Par : Mustapha B.
Depuis mardi, la situation au niveau de la localité d’El Kherba, dans la wilaya de Mila, est explosive. Des milliers de citoyens ont manifesté leur colère à travers une marche en criant haut et fort « wali dégage ! ». Une dizaine de manifestants ont été arrêtés, jugés et condamnés à des peines de prison ferme en un temps record.
Selon des sources locales, la manifestation pacifique a fini par déborder après l’intervention des forces de l’ordre. Se dirigeant vers le siège de la wilaya, les protestataires ont été confrontés à un important dispositif sécuritaire. Des affrontements ont éclaté entre les manifestants et les services de sécurité, faisant plusieurs blessés dans les deux camps.
Retour aux sources du problème
A l’origine de ce « soulèvement », la décision prise par le nouveau wali de Mila de démolir des centaines de logements menaçant ruine au niveau d’El Kherba, une localité frappée par deux séismes de magnitude 4,9 et 4,5 sur l’échelle ouverte de Richter, respectivement les 17 juillet et 7 août 2020. La localité a été déclarée zone sinistrée, le 16 août 2020, par décret interministériel.
Les rescapés avaient, dans un premier temps, été relogés sous des tentes, avant qu’une commission de recensement ne commence son travail. Les experts, après analyse et expertise du site d’El Kherba avaient classé les habitations selon leur état de dangerosité (vert, orange et rouge), c’est-à-dire encore habitables ou inhabitables.
Près de 3.000 familles sinistrées avaient été recensées. Quelque 230 logements sociaux ont été attribués à Ferdwa (Sidi Mérouane) et près de 600 lots de terrains à construire devaient être octroyés à Sidi Khélifa et à Zéghaïa. Les autorités ont, par ailleurs, décidé de procéder à la démolition de toute construction pouvant mettre en danger la sécurité des citoyens. Le premier problème est survenu lors du tirage au sort pour l’octroi des lots de terrain à bâtir.

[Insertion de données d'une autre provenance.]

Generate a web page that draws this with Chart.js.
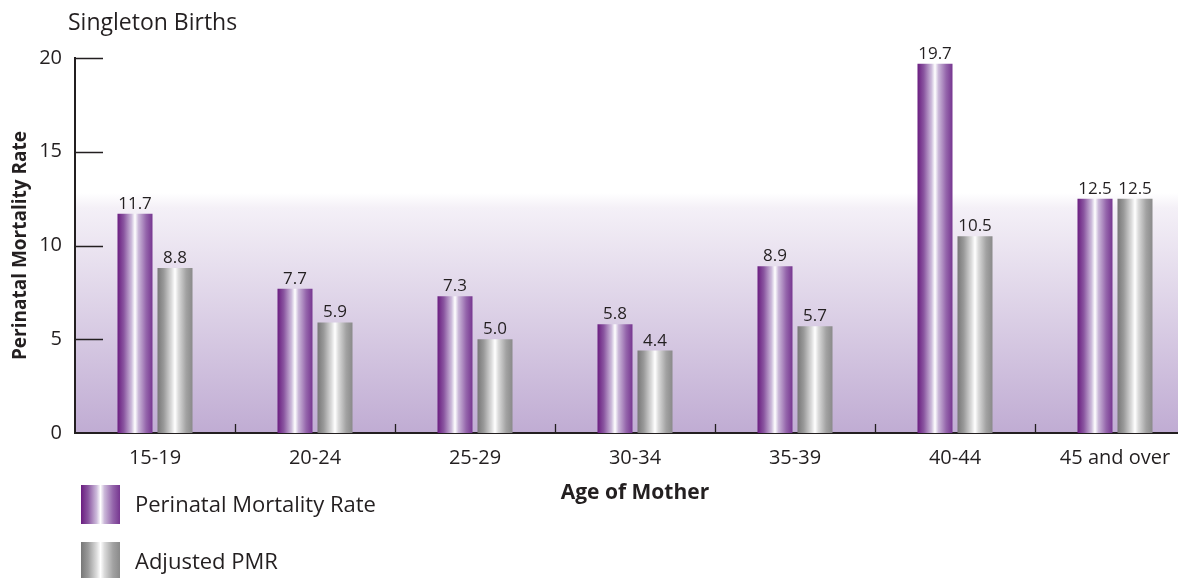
<!DOCTYPE html>
<html>
<head>
<meta charset="utf-8">
<title>Singleton Births</title>
<script src="https://cdn.jsdelivr.net/npm/chart.js@4.4.1/dist/chart.umd.min.js"></script>
<style>
  html, body { margin: 0; padding: 0; background: #fff; overflow: hidden; }
  #wrap { width: 1178px; height: 578px; overflow: hidden; }
</style>
</head>
<body>
<div id="wrap"><canvas id="pmrChart" width="1200" height="578"></canvas></div>
<script>
// Chart data
const ageGroups = ['15-19', '20-24', '25-29', '30-34', '35-39', '40-44', '45 and over'];
const pmrValues = [11.7, 7.7, 7.3, 5.8, 8.9, 19.7, 12.5];
const adjustedValues = [8.8, 5.9, 5.0, 4.4, 5.7, 10.5, 12.5];
const yTicks = [0, 5, 10, 15, 20];

const textColor = '#231f20';
const fontFamily = "'Open Sans', 'DejaVu Sans', sans-serif";

// cylinder-like shading across each bar
const purpleStops = [[0, '#6a1d80'], [0.18, '#8a55a0'], [0.4, '#cdbbdb'], [0.5, '#ffffff'], [0.6, '#cbb8d9'], [0.82, '#9465ab'], [1, '#763690']];
const greyStops = [[0, '#777777'], [0.18, '#9a9a9a'], [0.4, '#dcdcdc'], [0.5, '#ffffff'], [0.6, '#dadada'], [0.82, '#a2a2a2'], [1, '#8a8a8a']];

function makeGradient(ctx, x0, x1, stops) {
    const g = ctx.createLinearGradient(x0, 0, x1, 0);
    stops.forEach(s => g.addColorStop(s[0], s[1]));
    return g;
}

// Plot area background: white fading to lavender
const plotBackground = {
    id: 'plotBackground',
    beforeDraw(chart) {
        const { ctx, chartArea: a } = chart;
        const g = ctx.createLinearGradient(0, a.top, 0, a.bottom);
        g.addColorStop(0, '#ffffff');
        g.addColorStop(0.36, '#ffffff');
        g.addColorStop(0.4, '#f4f0f7');
        g.addColorStop(1, '#c0acd3');
        ctx.save();
        ctx.fillStyle = g;
        ctx.fillRect(a.left, a.top, a.right - a.left, a.bottom - a.top);
        ctx.restore();
    }
};

// Give every bar its own horizontal gradient
const barShading = {
    id: 'barShading',
    beforeDatasetsDraw(chart) {
        chart.data.datasets.forEach((ds, i) => {
            chart.getDatasetMeta(i).data.forEach(bar => {
                const half = bar.width / 2;
                bar.options.backgroundColor = makeGradient(chart.ctx, bar.x - half, bar.x + half, ds.shadeStops);
            });
        });
    }
};

// Values over the bars, inner tick marks, title and legend
const extras = {
    id: 'extras',
    afterDatasetsDraw(chart) {
        const { ctx, chartArea: a } = chart;
        ctx.save();
        ctx.fillStyle = textColor;
        ctx.font = '17px ' + fontFamily;
        ctx.textAlign = 'center';
        ctx.textBaseline = 'alphabetic';
        chart.data.datasets.forEach((ds, i) => {
            chart.getDatasetMeta(i).data.forEach((bar, j) => {
                ctx.fillText(ds.data[j].toFixed(1), bar.x, bar.y - 5);
            });
        });

        // tick marks pointing into the plot
        const xs = chart.scales.x, ys = chart.scales.y;
        ctx.strokeStyle = textColor;
        ctx.lineWidth = 1.3;
        ctx.beginPath();
        ys.ticks.forEach(t => {
            if (t.value === 0) return;
            const py = Math.round(ys.getPixelForValue(t.value)) + 0.5;
            ctx.moveTo(a.left, py);
            ctx.lineTo(a.left + 28, py);
        });
        for (let i = 1; i <= ageGroups.length; i++) {
            const px = Math.round(xs.getPixelForValue(i - 0.5)) + 0.5;
            ctx.moveTo(px, a.bottom);
            ctx.lineTo(px, a.bottom - 9);
        }
        ctx.stroke();
        ctx.restore();
    },
    afterDraw(chart) {
        const { ctx, chartArea: a } = chart;
        ctx.save();
        ctx.fillStyle = textColor;
        ctx.font = '23px ' + fontFamily;
        ctx.textAlign = 'left';
        ctx.textBaseline = 'middle';
        ctx.fillText('Singleton Births', 68, 23);

        // legend, stacked below the axis
        ctx.font = '22px ' + fontFamily;
        chart.data.datasets.forEach((ds, i) => {
            const top = a.bottom + 52 + i * 57;
            const box = 39;
            ctx.fillStyle = makeGradient(ctx, 81, 81 + box, ds.shadeStops);
            ctx.fillRect(81, top, box, box);
            ctx.fillStyle = textColor;
            ctx.fillText(ds.label, 135, top + box / 2 + 1);
        });
        ctx.restore();
    }
};

new Chart(document.getElementById('pmrChart'), {
    type: 'bar',
    data: {
        labels: ageGroups,
        datasets: [{
            label: 'Perinatal Mortality Rate',
            data: pmrValues,
            shadeStops: purpleStops,
            backgroundColor: () => '#8a55a0',
            borderWidth: 0,
            categoryPercentage: 0.5,
            barPercentage: 0.875
        }, {
            label: 'Adjusted PMR',
            data: adjustedValues,
            shadeStops: greyStops,
            backgroundColor: () => '#9a9a9a',
            borderWidth: 0,
            categoryPercentage: 0.5,
            barPercentage: 0.875
        }]
    },
    options: {
        responsive: false,
        animation: false,
        devicePixelRatio: 1,
        layout: { padding: { top: 58, right: 5, bottom: 74, left: 0 } },
        plugins: {
            legend: { display: false },
            tooltip: { enabled: false }
        },
        scales: {
            x: {
                grid: { display: false, drawTicks: false },
                border: { display: true, color: textColor, width: 2 },
                ticks: { color: textColor, padding: 15, font: { family: fontFamily, size: 20, lineHeight: 1 } },
                title: {
                    display: true,
                    text: 'Age of Mother',
                    color: textColor,
                    padding: { top: 0, bottom: 0 },
                    font: { family: fontFamily, size: 21, weight: 'bold', lineHeight: 1 }
                }
            },
            y: {
                min: yTicks[0],
                max: yTicks[yTicks.length - 1],
                afterBuildTicks: s => { s.ticks = yTicks.map(v => ({ value: v })); },
                afterFit: s => { s.width = 75; },
                grid: { display: false, drawTicks: false },
                border: { display: true, color: textColor, width: 2 },
                ticks: { color: textColor, padding: 13, font: { family: fontFamily, size: 20 } },
                title: {
                    display: true,
                    text: 'Perinatal Mortality Rate',
                    color: textColor,
                    padding: { top: 9, bottom: 0 },
                    font: { family: fontFamily, size: 19, weight: 'bold' }
                }
            }
        }
    },
    plugins: [plotBackground, barShading, extras]
});
</script>
</body>
</html>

Mais ce n’est qu’après le limogeage du wali Abdelwahab Moulai et son remplacement par Mustapha Koreich que la situation a commencé à s’envenimer. Nommé le 14 septembre 2022 à la tête de la wilaya de Mila, M. Koreich a laissé entendre, le 7 novembre, qu’il allait mettre en application la décision de démolition des habitations en péril.
Le nouveau chef de l’Exécutif de Mila s’était rendu le dimanche 13 novembre au niveau de la localité d’El Kherba, pour écouter les doléances des citoyens sinistrés. Leur principale revendication était l’annulation de la décision de démolition, ou à défaut le dédommagement total pour toutes les constructions concernées par ladite décision. Le wali a informé les sinistrés que l’annulation de la décision de démolition ne relevait pas de ses prérogatives et qu’il allait en référer aux autorités concernées.
Quelques jours plus tard, les autorités locales ont décrété de raser l’école primaire Bentounsi et le CEM Rabah Benslama à El Kherba. Une décision qui a été catégoriquement refusée par les habitants qui ont estimé qu’aucune construction ne devait être détruite avant le début du dédommagement des habitants. L’obstination des autorités locales à appliquer la décision de démolition des deux écoles a poussé les habitants de cette localité à manifester.
Comme c’est souvent le cas dans les petites villes du pays, les protestations, aussi pacifiques puissent-elles être, sont généralement réprimées et étouffées. Un impressionnant dispositif sécuritaire a été mobilisé pour stopper cette manifestation, et plusieurs jeunes classés comme « leaders » du mouvement de protestation ont été arrêtés puis présentés par devant le procureur de la République du tribunal territorialement compétent et jugés le même jour en comparution immédiate. Selon notre confrère « Atlas Times », 11 personnes ont été condamnés à 3 ans de prison ferme et à des amendes allant de 100.000 à 300.000 dinars, pour « atteinte à l’ordre public » et « incitation à attroupement non-armé ». Deux autres individus, dont l’admin’ de la page Facebook « Mila Info », ont été condamnés à un an de prison ferme. Parmi les condamnés figure aussi un membre de l’APC de Mila.
Nous avons, depuis le début des événements de Mila, consulté la page « Mila Info » qui publiait des photos des manifestations ainsi qu’une vidéo où l’on entend clairement les protestataires inviter le wali à « dégager ». La page en question n’a, à aucun moment, commenté les images diffusées. L’admin’ condamné, avait même appelé, les journalistes et correspondants de presse de la wilaya de Mila à couvrir les manifestations avec professionnalisme, sans amplification ou rétrécissement des faits.
Au moment où nous mettons sous presse aucune communication officielle n’a encore abordé le sujet des événements de Mila, alors que les médias lourds semblent décidés à zapper les manifestations des sinistrés d’El Kherba.